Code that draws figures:
- - - - - - -

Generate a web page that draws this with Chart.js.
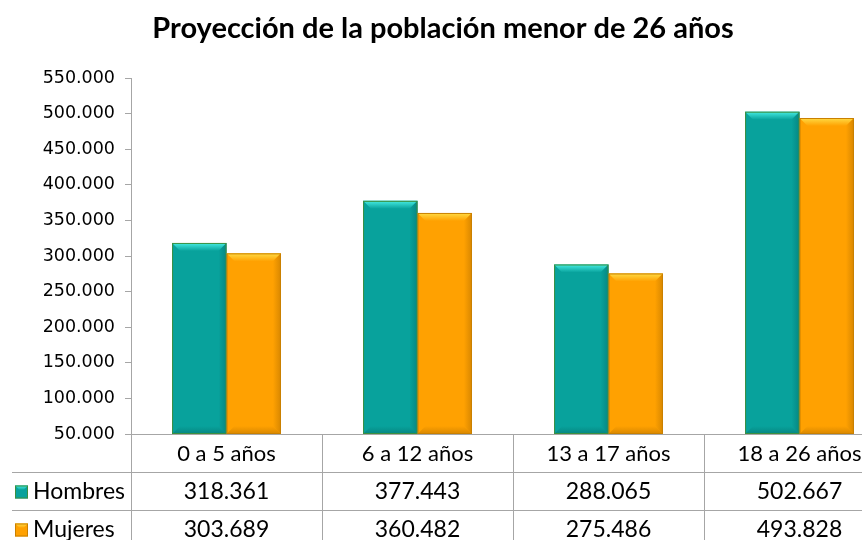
<!DOCTYPE html>
<html>
<head>
<meta charset="utf-8">
<script src="https://cdn.jsdelivr.net/npm/chart.js@4"></script>
<style>
    body { margin: 0; background: #fff; overflow: hidden; }
    #wrap { width: 900px; height: 550px; }
</style>
</head>
<body>
<div id="wrap"><canvas id="chart" width="900" height="550"></canvas></div>
<script>
// datos del gráfico
const titulo = 'Proyección de la población menor de 26 años';
const categorias = ['0 a 5 años', '6 a 12 años', '13 a 17 años', '18 a 26 años'];
const series = ['Hombres', 'Mujeres'];
const hombres = [318361, 377443, 288065, 502667];
const mujeres = [303689, 360482, 275486, 493828];
const yMin = 50000;
const yMax = 550000;
const yPaso = 50000;

// colores
const colores = {
    Hombres: { fill: '#08a29c', border: '#3c8f40', light: '#45ece2', dark: '#05706c' },
    Mujeres: { fill: '#ffa101', border: '#c98000', light: '#ffdc45', dark: '#b87200' }
};
const lineColor = '#a6a6a6';

// separador de miles con punto
function formatNum(n) {
    return String(n).replace(/\B(?=(\d{3})+(?!\d))/g, '.');
}

// bisel de las barras
const bevelPlugin = {
    id: 'bevel',
    afterDatasetsDraw(chart) {
        const ctx = chart.ctx;
        const area = chart.chartArea;
        chart.data.datasets.forEach((ds, di) => {
            const c = colores[ds.label];
            chart.getDatasetMeta(di).data.forEach(bar => {
                const l = bar.x - bar.width / 2, r = bar.x + bar.width / 2;
                const t = bar.y, b = Math.min(bar.base, area.bottom);
                const k = 8;
                ctx.save();
                // cara superior
                let g = ctx.createLinearGradient(0, t, 0, t + k);
                g.addColorStop(0, c.light);
                g.addColorStop(1, c.fill);
                ctx.fillStyle = g;
                ctx.beginPath();
                ctx.moveTo(l, t); ctx.lineTo(r, t); ctx.lineTo(r - k, t + k); ctx.lineTo(l + k, t + k);
                ctx.closePath(); ctx.fill();
                // lado derecho
                g = ctx.createLinearGradient(r - k, 0, r, 0);
                g.addColorStop(0, c.fill);
                g.addColorStop(1, c.dark);
                ctx.globalAlpha = 0.55;
                ctx.fillStyle = g;
                ctx.beginPath();
                ctx.moveTo(r, t); ctx.lineTo(r, b); ctx.lineTo(r - k, b - k); ctx.lineTo(r - k, t + k);
                ctx.closePath(); ctx.fill();
                // lado inferior
                g = ctx.createLinearGradient(0, b - k, 0, b);
                g.addColorStop(0, c.fill);
                g.addColorStop(1, c.dark);
                ctx.fillStyle = g;
                ctx.beginPath();
                ctx.moveTo(l, b); ctx.lineTo(r, b); ctx.lineTo(r - k, b - k); ctx.lineTo(l + k, b - k);
                ctx.closePath(); ctx.fill();
                ctx.globalAlpha = 1;
                ctx.strokeStyle = c.border;
                ctx.lineWidth = 1;
                ctx.strokeRect(l + 0.5, t + 0.5, bar.width - 1, b - t - 1);
                ctx.restore();
            });
        });
    }
};

// título y tabla de datos
const tablaPlugin = {
    id: 'tabla',
    afterDraw(chart) {
        const ctx = chart.ctx;
        const area = chart.chartArea;
        const x = chart.scales.x;
        const colW = (area.right - area.left) / categorias.length;
        const rowH = 38;
        const y0 = area.bottom;

        ctx.save();
        // título
        ctx.fillStyle = '#000';
        ctx.font = 'bold 29px Lato';
        ctx.textAlign = 'center';
        ctx.textBaseline = 'middle';
        ctx.fillText(titulo, 443, 29);

        // líneas
        ctx.strokeStyle = lineColor;
        ctx.lineWidth = 1;
        ctx.beginPath();
        for (let r = 1; r <= 3; r++) {
            const yy = Math.round(y0 + r * rowH) + 0.5;
            ctx.moveTo(12, yy); ctx.lineTo(chart.width, yy);
        }
        for (let i = 0; i <= categorias.length; i++) {
            const xx = Math.round(area.left + i * colW) + 0.5;
            ctx.moveTo(xx, y0); ctx.lineTo(xx, y0 + 3 * rowH);
        }
        ctx.stroke();

        // categorías
        ctx.fillStyle = '#000';
        ctx.font = '22px Lato';
        categorias.forEach((cat, i) => {
            ctx.fillText(cat, x.getPixelForValue(i), y0 + rowH / 2 + 1);
        });

        // filas de valores
        const filas = [hombres, mujeres];
        filas.forEach((vals, r) => {
            const yy = y0 + rowH * (r + 1) + rowH / 2 + 1;
            ctx.font = '23px Lato';
            ctx.textAlign = 'center';
            vals.forEach((v, i) => ctx.fillText(formatNum(v), x.getPixelForValue(i), yy));
            // leyenda
            const c = colores[series[r]];
            const s = 13, lx = 15, ly = yy - s / 2;
            ctx.fillStyle = c.fill;
            ctx.fillRect(lx, ly, s, s);
            const g = ctx.createLinearGradient(0, ly, 0, ly + 5);
            g.addColorStop(0, c.light); g.addColorStop(1, c.fill);
            ctx.fillStyle = g;
            ctx.beginPath();
            ctx.moveTo(lx, ly); ctx.lineTo(lx + s, ly); ctx.lineTo(lx + s - 4, ly + 4); ctx.lineTo(lx + 4, ly + 4);
            ctx.closePath(); ctx.fill();
            ctx.strokeStyle = c.border;
            ctx.strokeRect(lx + 0.5, ly + 0.5, s - 1, s - 1);
            ctx.fillStyle = '#000';
            ctx.textAlign = 'left';
            ctx.font = '23px Lato';
            ctx.fillText(series[r], 33, yy);
        });
        ctx.restore();
    }
};

new Chart(document.getElementById('chart'), {
    type: 'bar',
    data: {
        labels: categorias,
        datasets: [
            { label: series[0], data: hombres, backgroundColor: colores.Hombres.fill },
            { label: series[1], data: mujeres, backgroundColor: colores.Mujeres.fill }
        ]
    },
    options: {
        responsive: false,
        animation: false,
        layout: { padding: { top: 78, right: 5, left: 0, bottom: 0 } },
        datasets: { bar: { categoryPercentage: 0.57, barPercentage: 1 } },
        plugins: {
            legend: { display: false },
            title: { display: false },
            tooltip: { enabled: false }
        },
        scales: {
            x: {
                ticks: { display: false },
                grid: { display: false },
                border: { display: true, color: lineColor },
                afterFit: s => { s.height = 116; }
            },
            y: {
                min: yMin,
                max: yMax,
                ticks: {
                    stepSize: yPaso,
                    color: '#000',
                    padding: 10,
                    font: { family: 'DejaVu Sans', size: 17.5 },
                    callback: v => formatNum(v)
                },
                grid: { drawOnChartArea: false, tickLength: 6, color: lineColor },
                border: { color: lineColor },
                afterFit: s => { s.width = 131; }
            }
        }
    },
    plugins: [bevelPlugin, tablaPlugin]
});
</script>
</body>
</html>
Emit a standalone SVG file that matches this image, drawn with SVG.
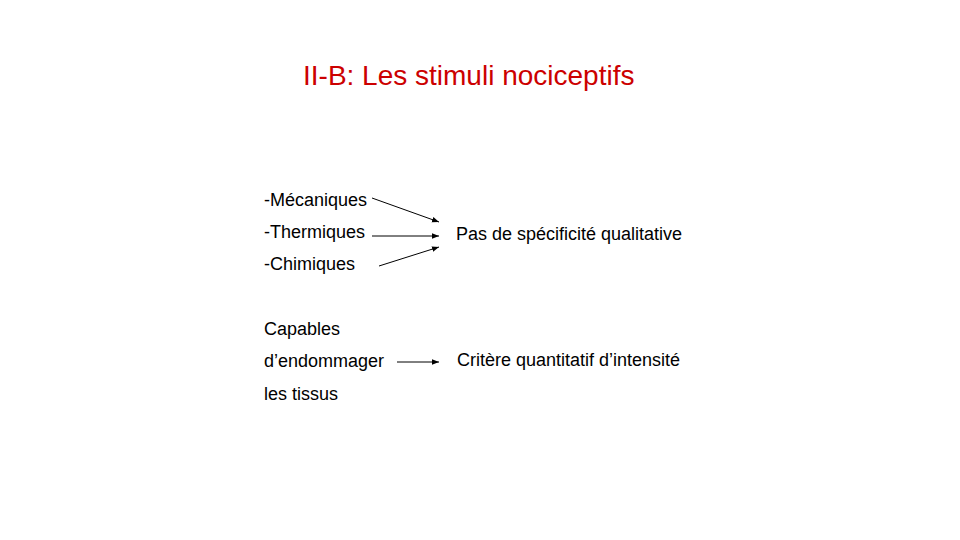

- - - - - - -

Reproduce the whole listing word for word, setting aside any pictures.

Generate a web page that draws this with Chart.js.
<!DOCTYPE html>
<html>
<head>
<meta charset="utf-8">
<script src="https://cdn.jsdelivr.net/npm/chart.js@4"></script>
<style>
    body { margin: 0; background: #fff; overflow: hidden; }
    #wrap { width: 900px; height: 550px; }
</style>
</head>
<body>
<div id="wrap"><canvas id="chart" width="900" height="550"></canvas></div>
<script>
// datos del gráfico
const titulo = 'Proyección de la población menor de 26 años';
const categorias = ['0 a 5 años', '6 a 12 años', '13 a 17 años', '18 a 26 años'];
const series = ['Hombres', 'Mujeres'];
const hombres = [318361, 377443, 288065, 502667];
const mujeres = [303689, 360482, 275486, 493828];
const yMin = 50000;
const yMax = 550000;
const yPaso = 50000;

// colores
const colores = {
    Hombres: { fill: '#08a29c', border: '#3c8f40', light: '#45ece2', dark: '#05706c' },
    Mujeres: { fill: '#ffa101', border: '#c98000', light: '#ffdc45', dark: '#b87200' }
};
const lineColor = '#a6a6a6';

// separador de miles con punto
function formatNum(n) {
    return String(n).replace(/\B(?=(\d{3})+(?!\d))/g, '.');
}

// bisel de las barras
const bevelPlugin = {
    id: 'bevel',
    afterDatasetsDraw(chart) {
        const ctx = chart.ctx;
        const area = chart.chartArea;
        chart.data.datasets.forEach((ds, di) => {
            const c = colores[ds.label];
            chart.getDatasetMeta(di).data.forEach(bar => {
                const l = bar.x - bar.width / 2, r = bar.x + bar.width / 2;
                const t = bar.y, b = Math.min(bar.base, area.bottom);
                const k = 8;
                ctx.save();
                // cara superior
                let g = ctx.createLinearGradient(0, t, 0, t + k);
                g.addColorStop(0, c.light);
                g.addColorStop(1, c.fill);
                ctx.fillStyle = g;
                ctx.beginPath();
                ctx.moveTo(l, t); ctx.lineTo(r, t); ctx.lineTo(r - k, t + k); ctx.lineTo(l + k, t + k);
                ctx.closePath(); ctx.fill();
                // lado derecho
                g = ctx.createLinearGradient(r - k, 0, r, 0);
                g.addColorStop(0, c.fill);
                g.addColorStop(1, c.dark);
                ctx.globalAlpha = 0.55;
                ctx.fillStyle = g;
                ctx.beginPath();
                ctx.moveTo(r, t); ctx.lineTo(r, b); ctx.lineTo(r - k, b - k); ctx.lineTo(r - k, t + k);
                ctx.closePath(); ctx.fill();
                // lado inferior
                g = ctx.createLinearGradient(0, b - k, 0, b);
                g.addColorStop(0, c.fill);
                g.addColorStop(1, c.dark);
                ctx.fillStyle = g;
                ctx.beginPath();
                ctx.moveTo(l, b); ctx.lineTo(r, b); ctx.lineTo(r - k, b - k); ctx.lineTo(l + k, b - k);
                ctx.closePath(); ctx.fill();
                ctx.globalAlpha = 1;
                ctx.strokeStyle = c.border;
                ctx.lineWidth = 1;
                ctx.strokeRect(l + 0.5, t + 0.5, bar.width - 1, b - t - 1);
                ctx.restore();
            });
        });
    }
};

// título y tabla de datos
const tablaPlugin = {
    id: 'tabla',
    afterDraw(chart) {
        const ctx = chart.ctx;
        const area = chart.chartArea;
        const x = chart.scales.x;
        const colW = (area.right - area.left) / categorias.length;
        const rowH = 38;
        const y0 = area.bottom;

        ctx.save();
        // título
        ctx.fillStyle = '#000';
        ctx.font = 'bold 29px Lato';
        ctx.textAlign = 'center';
        ctx.textBaseline = 'middle';
        ctx.fillText(titulo, 443, 29);

        // líneas
        ctx.strokeStyle = lineColor;
        ctx.lineWidth = 1;
        ctx.beginPath();
        for (let r = 1; r <= 3; r++) {
            const yy = Math.round(y0 + r * rowH) + 0.5;
            ctx.moveTo(12, yy); ctx.lineTo(chart.width, yy);
        }
        for (let i = 0; i <= categorias.length; i++) {
            const xx = Math.round(area.left + i * colW) + 0.5;
            ctx.moveTo(xx, y0); ctx.lineTo(xx, y0 + 3 * rowH);
        }
        ctx.stroke();

        // categorías
        ctx.fillStyle = '#000';
        ctx.font = '22px Lato';
        categorias.forEach((cat, i) => {
            ctx.fillText(cat, x.getPixelForValue(i), y0 + rowH / 2 + 1);
        });

        // filas de valores
        const filas = [hombres, mujeres];
        filas.forEach((vals, r) => {
            const yy = y0 + rowH * (r + 1) + rowH / 2 + 1;
            ctx.font = '23px Lato';
            ctx.textAlign = 'center';
            vals.forEach((v, i) => ctx.fillText(formatNum(v), x.getPixelForValue(i), yy));
            // leyenda
            const c = colores[series[r]];
            const s = 13, lx = 15, ly = yy - s / 2;
            ctx.fillStyle = c.fill;
            ctx.fillRect(lx, ly, s, s);
            const g = ctx.createLinearGradient(0, ly, 0, ly + 5);
            g.addColorStop(0, c.light); g.addColorStop(1, c.fill);
            ctx.fillStyle = g;
            ctx.beginPath();
            ctx.moveTo(lx, ly); ctx.lineTo(lx + s, ly); ctx.lineTo(lx + s - 4, ly + 4); ctx.lineTo(lx + 4, ly + 4);
            ctx.closePath(); ctx.fill();
            ctx.strokeStyle = c.border;
            ctx.strokeRect(lx + 0.5, ly + 0.5, s - 1, s - 1);
            ctx.fillStyle = '#000';
            ctx.textAlign = 'left';
            ctx.font = '23px Lato';
            ctx.fillText(series[r], 33, yy);
        });
        ctx.restore();
    }
};

new Chart(document.getElementById('chart'), {
    type: 'bar',
    data: {
        labels: categorias,
        datasets: [
            { label: series[0], data: hombres, backgroundColor: colores.Hombres.fill },
            { label: series[1], data: mujeres, backgroundColor: colores.Mujeres.fill }
        ]
    },
    options: {
        responsive: false,
        animation: false,
        layout: { padding: { top: 78, right: 5, left: 0, bottom: 0 } },
        datasets: { bar: { categoryPercentage: 0.57, barPercentage: 1 } },
        plugins: {
            legend: { display: false },
            title: { display: false },
            tooltip: { enabled: false }
        },
        scales: {
            x: {
                ticks: { display: false },
                grid: { display: false },
                border: { display: true, color: lineColor },
                afterFit: s => { s.height = 116; }
            },
            y: {
                min: yMin,
                max: yMax,
                ticks: {
                    stepSize: yPaso,
                    color: '#000',
                    padding: 10,
                    font: { family: 'DejaVu Sans', size: 17.5 },
                    callback: v => formatNum(v)
                },
                grid: { drawOnChartArea: false, tickLength: 6, color: lineColor },
                border: { color: lineColor },
                afterFit: s => { s.width = 131; }
            }
        }
    },
    plugins: [bevelPlugin, tablaPlugin]
});
</script>
</body>
</html>
Emit a standalone SVG file that matches this image, drawn with SVG.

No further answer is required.